1. Cut the butternut squash lengthways.
2. Drizzle the honey over the squash and season with salt, pepper and nutmeg. Put into a baking tray face up with enough water to cover at least an inch of the squash.
3. Cook in the oven for around 40 minutes or until you can easily put a knife into the squash.
4. Cut the onion, sweet potatoes and crush the garlic. Sweat in a pan with a sprinkling of salt. After 2-3 minutes, add in the chicken stock.
5. When the squash is ready, scoop out the flesh and add to the stock and other vegetables. Cook until all the vegetables are soft.
6. Blend until smooth.
To make the rosemary croutons:
Cut the bread into chunky cubes. Heat two teaspoons of butter and a teaspoon of oil in a pan. When it is hot, throw in a good few pinches of rosemary and and the bread and toss until crispy. As the bread is turning brown, throw in the garlic and pine nuts (be careful as the pine nuts will toast very quickly). When the croutons are crisp, add the mixture to the top of the soup – and maybe another twist of salt (I love salt).
Honey & vanilla marshmallows
These are brilliant to make. There is no good time to make them, and you will put them off out of fear. But be strong, channel your inner Gordon Ramsay, close your eyes and cook the marshmallows. Go – go now. But, be warned, everything you own, including your hair will be covered in marshmallow. There is no way to contain the gloop once you start whisking. Your kitchen will look like the final episode of Ghostbusters when the Stay Puft Marshmallow Man blows up all over Manhattan. You too will have molten marshmallow cream on all your appliances. But it is a small sacrifice to make these joyous fluffy beasties.
9 sheets of gelatine (soaked in 140ml of water for 10 minutes)
2 cups of granulated sugar
1/4 cup of honey
1 tbsp glucose
Pinch of salt
1 tsp vanilla extract (or paste)
3/4 cup icing sugar (for coating your marshmallows)
Warm Nutella – for dipping
1. Line a deep baking tay with greaseproof paper. Spray it with a light coating of oil.
2. Soak the gelatine in the water for 10 minutes.
3. Put the sugar, glucose and honey in a pan and simmer until the sugar is dissolved.

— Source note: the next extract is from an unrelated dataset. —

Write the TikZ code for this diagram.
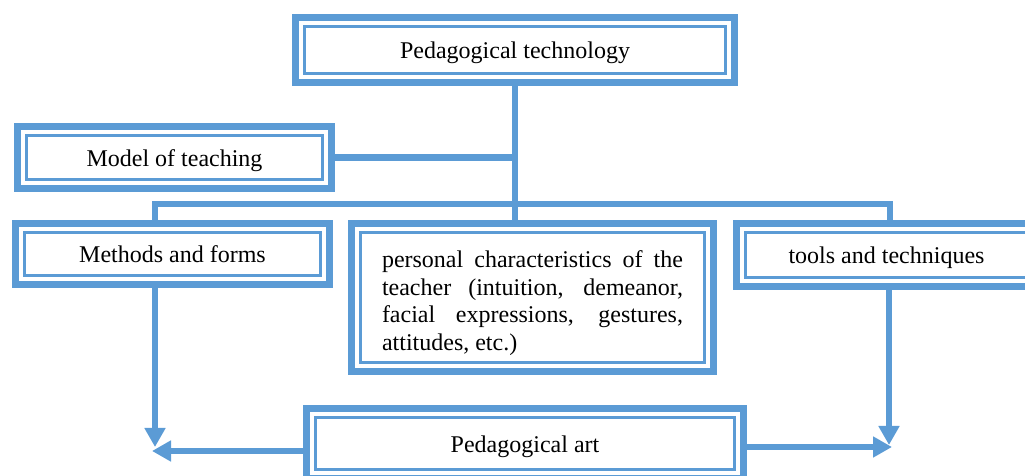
\documentclass[tikz,border=0pt]{standalone}
\usepackage{fontspec}
\setmainfont{Liberation Serif}
\usetikzlibrary{arrows.meta}
\definecolor{boxblue}{RGB}{91,155,213}

\begin{document}
\begin{tikzpicture}[x=0.5pt, y=-0.5pt,
    box/.style={draw=boxblue, line width=3.8pt, fill=white, minimum width=#1, font=\fontsize{12}{13.8}\selectfont,
        path picture={\draw[boxblue, line width=1.2pt] ([shift={(4.5pt,-4.5pt)}]path picture bounding box.north west) rectangle ([shift={(-4.5pt,4.5pt)}]path picture bounding box.south east);}},
    oneline/.style={text height=9pt, text depth=0pt},
    link/.style={draw=boxblue, line width=3.2pt},
    arrow/.style={link, -{Triangle[length=9.5pt, width=10pt]}},
]
\useasboundingbox (0,0) rectangle (1025,476);
\clip (0,0) rectangle (1025,476);
% Boxes
\node[box=219.5pt, oneline, minimum height=32.5pt] (tech) at (515,50) {Pedagogical technology};
\node[box=157pt, oneline, minimum height=31pt] (model) at (174.5,157.5) {Model of teaching};
\node[box=157pt, oneline, minimum height=30.5pt] (methods) at (172.5,254) {Methods and forms};
\node[box=181pt, minimum height=74pt, text width=150.5pt, align=justify] (personal) at (532.5,297.5)
    {\rule{0pt}{14pt}personal characteristics of the\linebreak teacher (intuition, demeanor,\linebreak facial expressions, gestures,\linebreak attitudes, etc.)};
\node[box=150pt, oneline, minimum height=31.5pt] (tools) at (886.5,255) {tools and techniques};
\node[box=218.5pt, oneline, minimum height=35pt] (art) at (525,443.5) {Pedagogical art};
% Branch points and arrow ends
\coordinate (barL) at (155,204);
\coordinate (barR) at (890,204);
\coordinate (tipL) at (155,447);
\coordinate (leftEnd) at (152,451);
\coordinate (tipR) at (889,445);
\coordinate (rightEnd) at (892,447);
% Connectors
\draw[link] (tech.south) -- (tech.south |- personal.north);
\draw[link] (model.east) -- (model.east -| tech.south);
\draw[link] (methods.north -| barL) -- (barL) -- (barR) -- (tools.north -| barR);
\draw[arrow] (methods.south -| tipL) -- (tipL);
\draw[arrow] (tools.south -| tipR) -- (tipR);
\draw[arrow] (leftEnd -| art.west) -- (leftEnd);
\draw[arrow] (rightEnd -| art.east) -- (rightEnd);
\end{tikzpicture}
\end{document}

4. Bring to the boil and cook for another 10 minutes. Pour in the squelchy gelatin and vanilla extract.
5. Pour the entire mixture into a large mixing bowl.
6. Using a whisk (be careful not to get any of the hot mixture on you), whisk the mixture for about 10 minutes. The clear sugary mixture will start to go cloudy until eventually it turns into a mixture resembling meringue. Only stop whisking when you can lift the beaters out without the mixture dropping off.
7. Pour the mixture into the baking tray.
8. Leave to cool then put in the fridge for 24 hours.
9. Loosen the marshmallow from a pan and turn out onto a surface covered with icing sugar. Peel off the greaseproof paper and sprinkle with more icing sugar.
10. Now cut the marshmallow into squares, using a greased knife. Roll the cubes around the icing sugar to make sure every side is coated.